Your objective – Retype all material exactly. Pictures stay out of the copy.
___ Data extract
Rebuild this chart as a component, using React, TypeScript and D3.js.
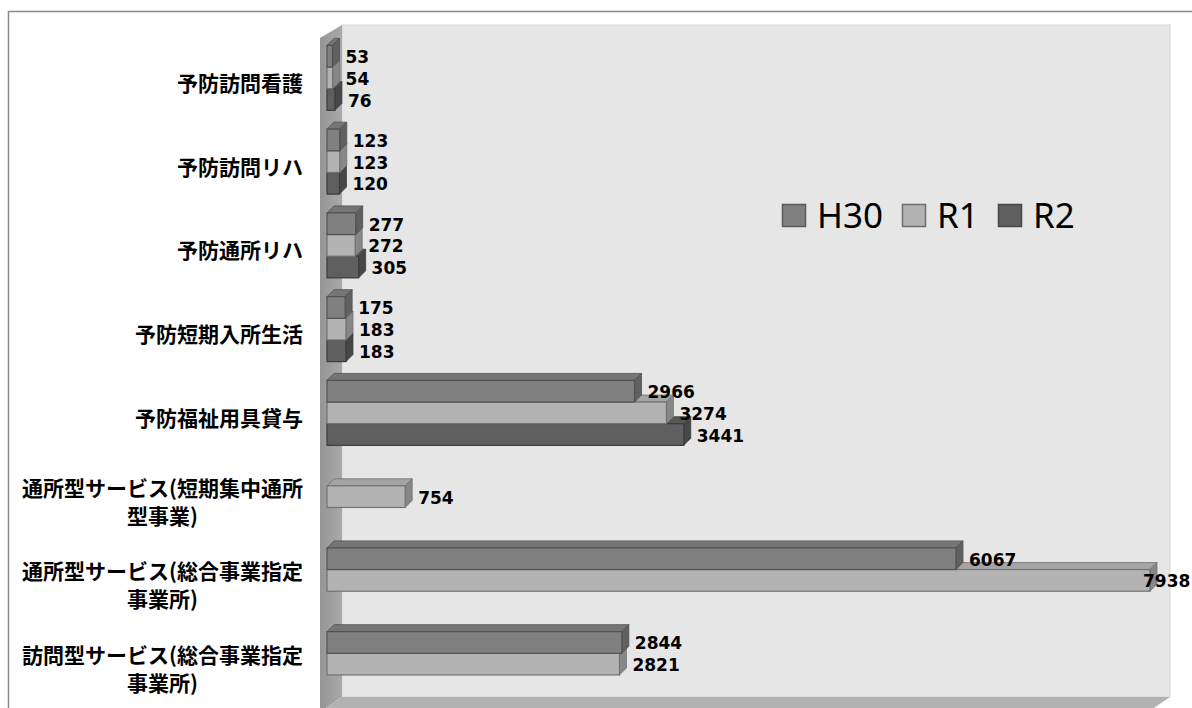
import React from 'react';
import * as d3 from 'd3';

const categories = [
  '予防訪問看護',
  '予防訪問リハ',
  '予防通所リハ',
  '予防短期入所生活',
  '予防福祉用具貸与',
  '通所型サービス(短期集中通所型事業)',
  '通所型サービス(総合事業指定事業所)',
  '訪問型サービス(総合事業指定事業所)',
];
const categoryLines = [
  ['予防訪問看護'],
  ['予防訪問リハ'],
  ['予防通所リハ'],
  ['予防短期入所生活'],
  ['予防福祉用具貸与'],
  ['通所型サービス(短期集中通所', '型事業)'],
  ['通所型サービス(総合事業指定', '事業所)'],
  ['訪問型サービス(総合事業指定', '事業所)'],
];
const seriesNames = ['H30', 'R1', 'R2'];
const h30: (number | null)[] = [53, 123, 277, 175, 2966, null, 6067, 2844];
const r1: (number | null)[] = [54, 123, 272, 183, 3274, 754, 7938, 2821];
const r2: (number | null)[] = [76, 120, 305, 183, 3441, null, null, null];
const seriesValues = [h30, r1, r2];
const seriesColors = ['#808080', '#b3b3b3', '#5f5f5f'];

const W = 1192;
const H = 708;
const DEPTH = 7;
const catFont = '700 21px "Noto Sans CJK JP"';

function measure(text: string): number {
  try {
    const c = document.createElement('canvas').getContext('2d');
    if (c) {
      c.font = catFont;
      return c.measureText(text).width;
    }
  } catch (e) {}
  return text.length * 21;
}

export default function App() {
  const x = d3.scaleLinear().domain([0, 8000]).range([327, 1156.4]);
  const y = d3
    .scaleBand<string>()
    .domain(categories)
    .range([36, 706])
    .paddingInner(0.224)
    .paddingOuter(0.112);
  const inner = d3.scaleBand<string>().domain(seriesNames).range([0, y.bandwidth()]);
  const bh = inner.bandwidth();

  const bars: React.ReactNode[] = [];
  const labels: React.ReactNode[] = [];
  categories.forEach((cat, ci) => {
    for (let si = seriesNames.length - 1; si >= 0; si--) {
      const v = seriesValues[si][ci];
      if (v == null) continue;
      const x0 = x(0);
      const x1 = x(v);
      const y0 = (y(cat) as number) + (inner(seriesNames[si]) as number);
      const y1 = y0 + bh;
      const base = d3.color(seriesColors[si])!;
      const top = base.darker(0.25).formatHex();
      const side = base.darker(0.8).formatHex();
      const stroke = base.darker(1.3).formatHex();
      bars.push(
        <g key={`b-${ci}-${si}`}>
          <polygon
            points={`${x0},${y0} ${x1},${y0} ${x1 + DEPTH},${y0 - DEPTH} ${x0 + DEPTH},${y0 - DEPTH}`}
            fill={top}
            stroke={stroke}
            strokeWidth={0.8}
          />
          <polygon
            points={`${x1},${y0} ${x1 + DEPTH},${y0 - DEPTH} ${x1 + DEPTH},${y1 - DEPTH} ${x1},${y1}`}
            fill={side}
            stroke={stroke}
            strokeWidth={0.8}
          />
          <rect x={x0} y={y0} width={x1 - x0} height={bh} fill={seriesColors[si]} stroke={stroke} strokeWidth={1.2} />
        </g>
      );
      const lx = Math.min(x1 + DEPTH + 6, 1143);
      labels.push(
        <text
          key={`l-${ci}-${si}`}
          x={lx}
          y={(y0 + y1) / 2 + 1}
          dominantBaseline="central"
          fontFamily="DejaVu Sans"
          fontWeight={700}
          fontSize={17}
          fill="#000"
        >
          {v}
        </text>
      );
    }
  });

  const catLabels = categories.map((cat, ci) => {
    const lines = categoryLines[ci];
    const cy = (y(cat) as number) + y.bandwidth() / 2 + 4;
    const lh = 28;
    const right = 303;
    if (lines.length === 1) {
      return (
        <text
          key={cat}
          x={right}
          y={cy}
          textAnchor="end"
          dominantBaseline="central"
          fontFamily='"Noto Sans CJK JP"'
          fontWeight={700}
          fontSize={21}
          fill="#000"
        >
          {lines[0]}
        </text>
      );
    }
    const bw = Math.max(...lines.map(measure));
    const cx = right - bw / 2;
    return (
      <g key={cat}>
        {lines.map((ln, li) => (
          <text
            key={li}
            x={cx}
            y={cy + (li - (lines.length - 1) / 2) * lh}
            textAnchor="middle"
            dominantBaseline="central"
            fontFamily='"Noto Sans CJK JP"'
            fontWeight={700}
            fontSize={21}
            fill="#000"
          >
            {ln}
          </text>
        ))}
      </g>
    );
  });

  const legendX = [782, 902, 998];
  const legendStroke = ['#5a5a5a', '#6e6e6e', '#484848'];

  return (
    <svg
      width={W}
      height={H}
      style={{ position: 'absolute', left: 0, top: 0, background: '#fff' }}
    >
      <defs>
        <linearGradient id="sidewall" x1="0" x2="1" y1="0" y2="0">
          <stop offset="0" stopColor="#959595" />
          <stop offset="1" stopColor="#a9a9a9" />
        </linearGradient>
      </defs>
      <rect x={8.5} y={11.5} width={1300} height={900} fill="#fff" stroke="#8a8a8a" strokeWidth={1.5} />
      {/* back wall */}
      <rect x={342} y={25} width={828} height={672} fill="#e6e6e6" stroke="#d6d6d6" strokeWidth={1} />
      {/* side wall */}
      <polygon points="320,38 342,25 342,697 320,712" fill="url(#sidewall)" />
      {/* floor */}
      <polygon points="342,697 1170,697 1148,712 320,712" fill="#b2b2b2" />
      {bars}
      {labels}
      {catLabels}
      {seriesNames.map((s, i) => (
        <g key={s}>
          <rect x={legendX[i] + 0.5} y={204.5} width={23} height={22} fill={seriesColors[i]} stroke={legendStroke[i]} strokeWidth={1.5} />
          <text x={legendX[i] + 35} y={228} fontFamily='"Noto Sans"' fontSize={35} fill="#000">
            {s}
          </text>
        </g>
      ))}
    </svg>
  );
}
______
Exercise answer –
Rebuild this chart as a component, using React, TypeScript and D3.js.
import React from 'react';
import * as d3 from 'd3';

const categories = [
  '予防訪問看護',
  '予防訪問リハ',
  '予防通所リハ',
  '予防短期入所生活',
  '予防福祉用具貸与',
  '通所型サービス(短期集中通所型事業)',
  '通所型サービス(総合事業指定事業所)',
  '訪問型サービス(総合事業指定事業所)',
];
const categoryLines = [
  ['予防訪問看護'],
  ['予防訪問リハ'],
  ['予防通所リハ'],
  ['予防短期入所生活'],
  ['予防福祉用具貸与'],
  ['通所型サービス(短期集中通所', '型事業)'],
  ['通所型サービス(総合事業指定', '事業所)'],
  ['訪問型サービス(総合事業指定', '事業所)'],
];
const seriesNames = ['H30', 'R1', 'R2'];
const h30: (number | null)[] = [53, 123, 277, 175, 2966, null, 6067, 2844];
const r1: (number | null)[] = [54, 123, 272, 183, 3274, 754, 7938, 2821];
const r2: (number | null)[] = [76, 120, 305, 183, 3441, null, null, null];
const seriesValues = [h30, r1, r2];
const seriesColors = ['#808080', '#b3b3b3', '#5f5f5f'];

const W = 1192;
const H = 708;
const DEPTH = 7;
const catFont = '700 21px "Noto Sans CJK JP"';

function measure(text: string): number {
  try {
    const c = document.createElement('canvas').getContext('2d');
    if (c) {
      c.font = catFont;
      return c.measureText(text).width;
    }
  } catch (e) {}
  return text.length * 21;
}

export default function App() {
  const x = d3.scaleLinear().domain([0, 8000]).range([327, 1156.4]);
  const y = d3
    .scaleBand<string>()
    .domain(categories)
    .range([36, 706])
    .paddingInner(0.224)
    .paddingOuter(0.112);
  const inner = d3.scaleBand<string>().domain(seriesNames).range([0, y.bandwidth()]);
  const bh = inner.bandwidth();

  const bars: React.ReactNode[] = [];
  const labels: React.ReactNode[] = [];
  categories.forEach((cat, ci) => {
    for (let si = seriesNames.length - 1; si >= 0; si--) {
      const v = seriesValues[si][ci];
      if (v == null) continue;
      const x0 = x(0);
      const x1 = x(v);
      const y0 = (y(cat) as number) + (inner(seriesNames[si]) as number);
      const y1 = y0 + bh;
      const base = d3.color(seriesColors[si])!;
      const top = base.darker(0.25).formatHex();
      const side = base.darker(0.8).formatHex();
      const stroke = base.darker(1.3).formatHex();
      bars.push(
        <g key={`b-${ci}-${si}`}>
          <polygon
            points={`${x0},${y0} ${x1},${y0} ${x1 + DEPTH},${y0 - DEPTH} ${x0 + DEPTH},${y0 - DEPTH}`}
            fill={top}
            stroke={stroke}
            strokeWidth={0.8}
          />
          <polygon
            points={`${x1},${y0} ${x1 + DEPTH},${y0 - DEPTH} ${x1 + DEPTH},${y1 - DEPTH} ${x1},${y1}`}
            fill={side}
            stroke={stroke}
            strokeWidth={0.8}
          />
          <rect x={x0} y={y0} width={x1 - x0} height={bh} fill={seriesColors[si]} stroke={stroke} strokeWidth={1.2} />
        </g>
      );
      const lx = Math.min(x1 + DEPTH + 6, 1143);
      labels.push(
        <text
          key={`l-${ci}-${si}`}
          x={lx}
          y={(y0 + y1) / 2 + 1}
          dominantBaseline="central"
          fontFamily="DejaVu Sans"
          fontWeight={700}
          fontSize={17}
          fill="#000"
        >
          {v}
        </text>
      );
    }
  });

  const catLabels = categories.map((cat, ci) => {
    const lines = categoryLines[ci];
    const cy = (y(cat) as number) + y.bandwidth() / 2 + 4;
    const lh = 28;
    const right = 303;
    if (lines.length === 1) {
      return (
        <text
          key={cat}
          x={right}
          y={cy}
          textAnchor="end"
          dominantBaseline="central"
          fontFamily='"Noto Sans CJK JP"'
          fontWeight={700}
          fontSize={21}
          fill="#000"
        >
          {lines[0]}
        </text>
      );
    }
    const bw = Math.max(...lines.map(measure));
    const cx = right - bw / 2;
    return (
      <g key={cat}>
        {lines.map((ln, li) => (
          <text
            key={li}
            x={cx}
            y={cy + (li - (lines.length - 1) / 2) * lh}
            textAnchor="middle"
            dominantBaseline="central"
            fontFamily='"Noto Sans CJK JP"'
            fontWeight={700}
            fontSize={21}
            fill="#000"
          >
            {ln}
          </text>
        ))}
      </g>
    );
  });

  const legendX = [782, 902, 998];
  const legendStroke = ['#5a5a5a', '#6e6e6e', '#484848'];

  return (
    <svg
      width={W}
      height={H}
      style={{ position: 'absolute', left: 0, top: 0, background: '#fff' }}
    >
      <defs>
        <linearGradient id="sidewall" x1="0" x2="1" y1="0" y2="0">
          <stop offset="0" stopColor="#959595" />
          <stop offset="1" stopColor="#a9a9a9" />
        </linearGradient>
      </defs>
      <rect x={8.5} y={11.5} width={1300} height={900} fill="#fff" stroke="#8a8a8a" strokeWidth={1.5} />
      {/* back wall */}
      <rect x={342} y={25} width={828} height={672} fill="#e6e6e6" stroke="#d6d6d6" strokeWidth={1} />
      {/* side wall */}
      <polygon points="320,38 342,25 342,697 320,712" fill="url(#sidewall)" />
      {/* floor */}
      <polygon points="342,697 1170,697 1148,712 320,712" fill="#b2b2b2" />
      {bars}
      {labels}
      {catLabels}
      {seriesNames.map((s, i) => (
        <g key={s}>
          <rect x={legendX[i] + 0.5} y={204.5} width={23} height={22} fill={seriesColors[i]} stroke={legendStroke[i]} strokeWidth={1.5} />
          <text x={legendX[i] + 35} y={228} fontFamily='"Noto Sans"' fontSize={35} fill="#000">
            {s}
          </text>
        </g>
      ))}
    </svg>
  );
}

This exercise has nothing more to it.